Again, I hope I didn't provide wrong info. I believe what I wrote is correct, as is understood. Also, individuals in this case nearly always go to tax professionals for guidance, and most aren't willing to sign off on theadvice to exclude it from the AMT.....
I believe the AMT is not owed on an exercised ISO.
When I showed section 83g to my accountants, their jaws bounced off the floor. All CPA's are licensed by the IRS. The IRS literally holds their careers in the IRS's hands. Only the most agressive will buck the IRS.
The CPA community tends to circle the wagons around their own as well, and they follow the opinion of whomever is the 'leading CPA'. Well if that leader hasn't done their homework, or won't publicly take an adverse stance, that sets the thinking in all the follower CPA's as well.
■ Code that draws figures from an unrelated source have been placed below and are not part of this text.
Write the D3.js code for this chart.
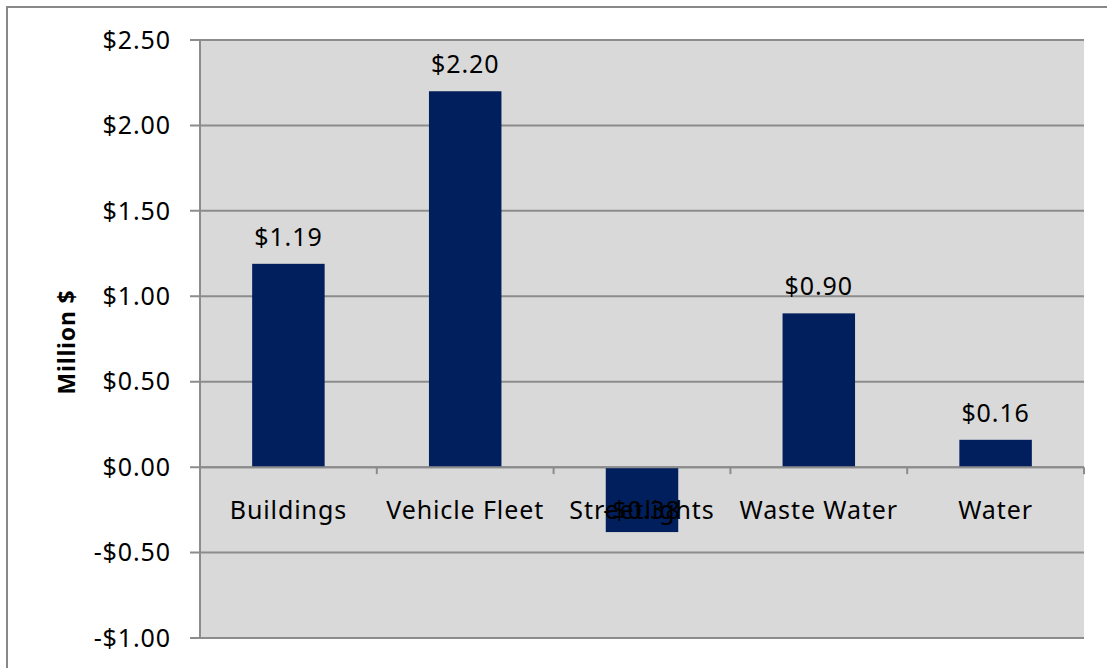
<!DOCTYPE html>
<html><head><meta charset="utf-8">
<script src="https://cdn.jsdelivr.net/npm/d3@7"></script>
<style>body{margin:0;background:#fff;}svg{display:block;font-family:"Noto Sans",sans-serif;}</style>
</head><body>
<svg id="c" width="1107" height="668"></svg>
<script>
const categories = ["Buildings","Vehicle Fleet","Streetlights","Waste Water","Water"];
const values = [1.19, 2.20, -0.38, 0.90, 0.16];
const labels = ["$1.19","$2.20","-$0.38","$0.90","$0.16"];
const yTicks = [-1.0,-0.5,0,0.5,1.0,1.5,2.0,2.5];
const yTickLabels = ["-$1.00","-$0.50","$0.00","$0.50","$1.00","$1.50","$2.00","$2.50"];
const yTitle = "Million $";

const svg = d3.select("#c");
const L=200,R=1084,T=40,B=638;
const FS=25, LS="0.9px";
svg.append("rect").attr("x",7).attr("y",7).attr("width",1120).attr("height",700)
  .attr("fill","#fff").attr("stroke","#888").attr("stroke-width",2);
svg.append("rect").attr("x",L).attr("y",T).attr("width",R-L).attr("height",B-T).attr("fill","#d9d9d9");

const y = d3.scaleLinear().domain([-1,2.5]).range([B,T]);
const x = d3.scaleBand().domain(categories).range([L,R]).paddingInner(0.59).paddingOuter(0.295);

// gridlines
svg.append("g").selectAll("line").data(yTicks).join("line")
  .attr("x1",L-10).attr("x2",R).attr("y1",d=>y(d)).attr("y2",d=>y(d))
  .attr("stroke","#8c8c8c").attr("stroke-width",2);
// y axis line
svg.append("line").attr("x1",L).attr("x2",L).attr("y1",T).attr("y2",B).attr("stroke","#8c8c8c").attr("stroke-width",2);

// y labels
svg.append("g").selectAll("text").data(yTicks).join("text")
  .attr("x",171).attr("y",d=>y(d)).attr("dy","0.35em").attr("text-anchor","end")
  .attr("font-size",FS).attr("letter-spacing",LS).attr("fill","#000").text((d,i)=>yTickLabels[i]);

// bars
svg.append("g").selectAll("rect").data(values).join("rect")
  .attr("x",(d,i)=>x(categories[i])).attr("width",x.bandwidth())
  .attr("y",d=>y(Math.max(0,d))).attr("height",d=>Math.abs(y(d)-y(0)))
  .attr("fill","#001f5c");

// zero line + ticks
const step = (R-L)/categories.length;
svg.append("line").attr("x1",L).attr("x2",R).attr("y1",y(0)).attr("y2",y(0)).attr("stroke","#8c8c8c").attr("stroke-width",2);
svg.append("g").selectAll("line").data(d3.range(categories.length+1)).join("line")
  .attr("x1",i=>L+i*step).attr("x2",i=>L+i*step).attr("y1",y(0)).attr("y2",y(0)+7)
  .attr("stroke","#8c8c8c").attr("stroke-width",2);

// category labels
svg.append("g").selectAll("text").data(categories).join("text")
  .attr("x",d=>x(d)+x.bandwidth()/2).attr("y",519).attr("text-anchor","middle")
  .attr("font-size",FS).attr("letter-spacing",LS).attr("fill","#000").text(d=>d);

// value labels
svg.append("g").selectAll("text").data(values).join("text")
  .attr("x",(d,i)=>x(categories[i])+x.bandwidth()/2)
  .attr("y",d=>d>=0 ? y(d)-18 : y(d)-13).attr("text-anchor","middle")
  .attr("font-size",FS).attr("letter-spacing",LS).attr("fill","#000").text((d,i)=>labels[i]);

// title
svg.append("text").attr("transform","translate(75,342) rotate(-90)").attr("text-anchor","middle")
  .attr("font-size",23).attr("letter-spacing","0.8px").attr("font-weight","bold").text(yTitle);
</script>
</body></html>
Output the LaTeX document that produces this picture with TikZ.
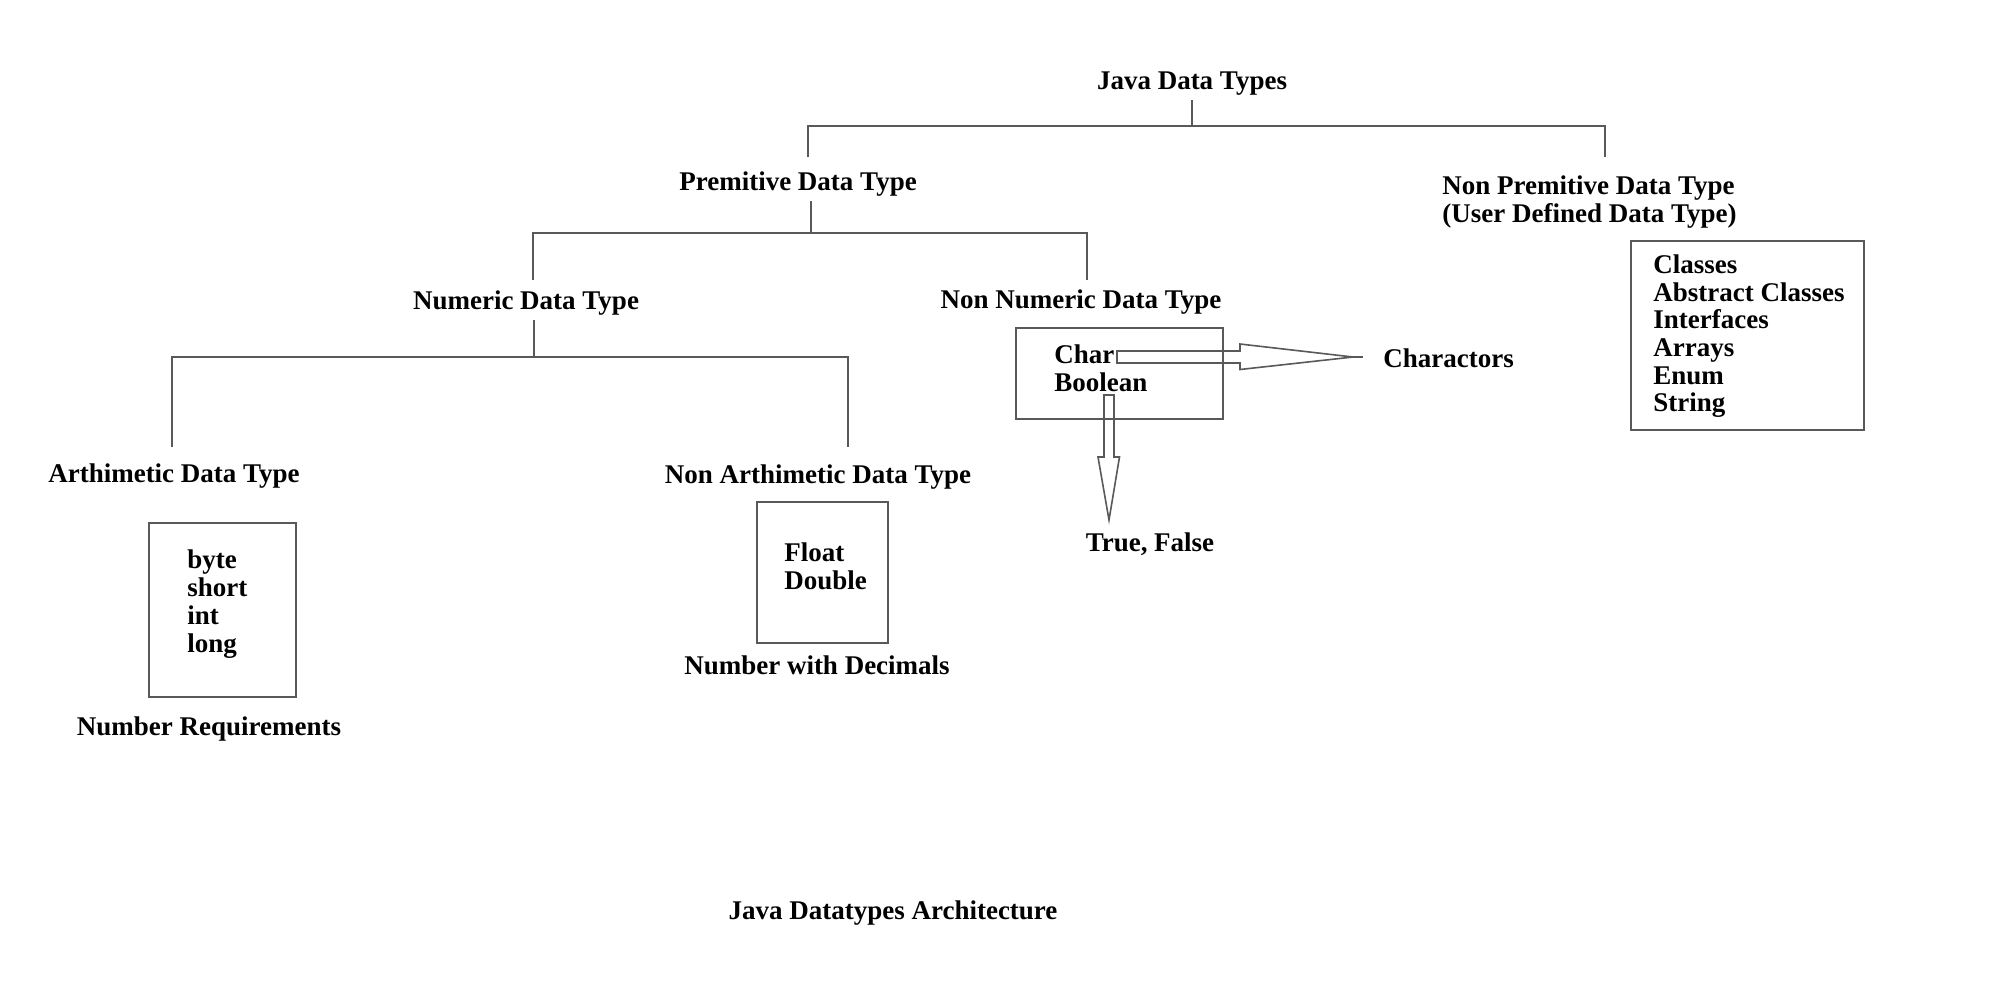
\documentclass[tikz,border=0pt]{standalone}
\usepackage{fontspec}
\setmainfont{Liberation Serif}

\begin{document}
\begin{tikzpicture}[x=0.5pt,y=-0.5pt,
		lbl/.style={font=\fontsize{13.5}{16}\selectfont\bfseries, anchor=base, inner sep=2.5pt},
		item/.style={font=\fontsize{13.5}{16}\selectfont\bfseries, anchor=base west, inner sep=0pt},
		conn/.style={draw=black!65, line width=1pt},
		box/.style={draw=black!65, line width=1pt},
		blk/.style={draw=black!65, line width=0.8pt, line join=miter}]
		%draw canvas
		\fill[white] (0,0) rectangle (1999,993);
		\useasboundingbox (0,0) rectangle (1999,993);
		%draw tree labels
		\node[lbl] (java) at (1192,89) {Java Data Types};
		\node[lbl] (prim) at (798,190) {Premitive Data Type};
		\node[item] (nprima) at (1442,194) {Non Premitive Data Type};
		\node[item] (nprimb) at (1442,222.5) {(User Defined Data Type)};
		\node[lbl] (num) at (526,309) {Numeric Data Type};
		\node[lbl] (nnum) at (1081,308) {Non Numeric Data Type};
		\node[lbl] (ari) at (174,482) {Arthimetic Data Type};
		\node[lbl] (nari) at (818,483) {Non Arthimetic Data Type};
		%draw branch points
		\coordinate (jbar) at (1192,126);
		\coordinate (primtop) at (808,157);
		\coordinate (nprimtop) at (1605,157);
		\coordinate (pbar) at (811,233);
		\coordinate (numtop) at (533,280);
		\coordinate (nnumtop) at (1087,280);
		\coordinate (nbar) at (534,357);
		\coordinate (aritop) at (172,447);
		\coordinate (naritop) at (848,447);
		%draw tree lines
		\draw[conn] (java.south) -- (jbar);
		\draw[conn] (primtop) |- (jbar) -| (nprimtop);
		\draw[conn] (prim.south -| pbar) -- (pbar);
		\draw[conn] (numtop) |- (pbar) -| (nnumtop);
		\draw[conn] (num.south -| nbar) -- (nbar);
		\draw[conn] (aritop) |- (nbar) -| (naritop);
		%draw boxes
		\draw[box] (149,523) rectangle (296,697);
		\draw[box] (757,502) rectangle (888,643);
		\draw[box] (1016,328) rectangle (1223,419);
		\draw[box] (1631,241) rectangle (1864,430);
		%draw box contents
		\foreach \t [count=\i] in {byte, short, int, long}{
			\node[item] (nb\i) at (187,{568+28*(\i-1)}) {\t};
		}
		\node[item] (flt) at (784,561) {Float};
		\node[item] (dbl) at (784,589) {Double};
		\node[item] (chr) at (1054,363) {Char};
		\node[item] (bool) at (1054,391) {Boolean};
		\foreach \t [count=\i] in {Classes, Abstract Classes, Interfaces, Arrays, Enum, String}{
			\node[item] (cl\i) at (1653,{273.3+27.7*(\i-1)}) {\t};
		}
		%draw notes
		\node[lbl] (numreq) at (209,735) {Number Requirements};
		\node[lbl] (numdec) at (817,674) {Number with Decimals};
		\node[item] (chs) at (1383,367) {Charactors};
		\node[lbl] (tf) at (1150,551) {True, False};
		\node[lbl] (title) at (893,919) {Java Datatypes Architecture};
		%draw block arrows
		\coordinate (ctail) at (1117,357);
		\coordinate (ctip) at (1353,357);
		\draw[blk] (ctail) ++(0,-6) -- ++(123,0) -- ++(0,-7) -- (ctip) -- ++(-113,12.5) -- ++(0,-6.5) -- ++(-123,0) -- cycle;
		\draw[blk] (ctip) -- ++(10,0);
		\coordinate (btail) at (1109,395);
		\coordinate (btip) at (1109,520);
		\draw[blk] (btail) ++(-5,0) -- ++(0,62) -- ++(-6,0) -- (btip) -- ++(10.5,-63) -- ++(-5.5,0) -- ++(0,-62) -- cycle;
		
\end{tikzpicture}
\end{document}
Then you also get the problem, if you ultimately convince them, that they've been mis-trained by the IRS and mislead by their peers, they're in a the awkward position of filing an ISO exercise a new way, inviting the scrutiny of the IRS and risking their license, and further risking being sued for malpractice by previous clients who paid the AMT on ISO's.
So they don't change, and don't rock the boat.
Show section 83g to your accountant and they'll either confess ignorance ('well gee that's tax law stuff and I rely on my trusty IRS example sheet'), or rely on the reputations of others ('you must be wrong because so and so wouldn't make a mistake and knows more about it than you'), or they'll scratch their heads.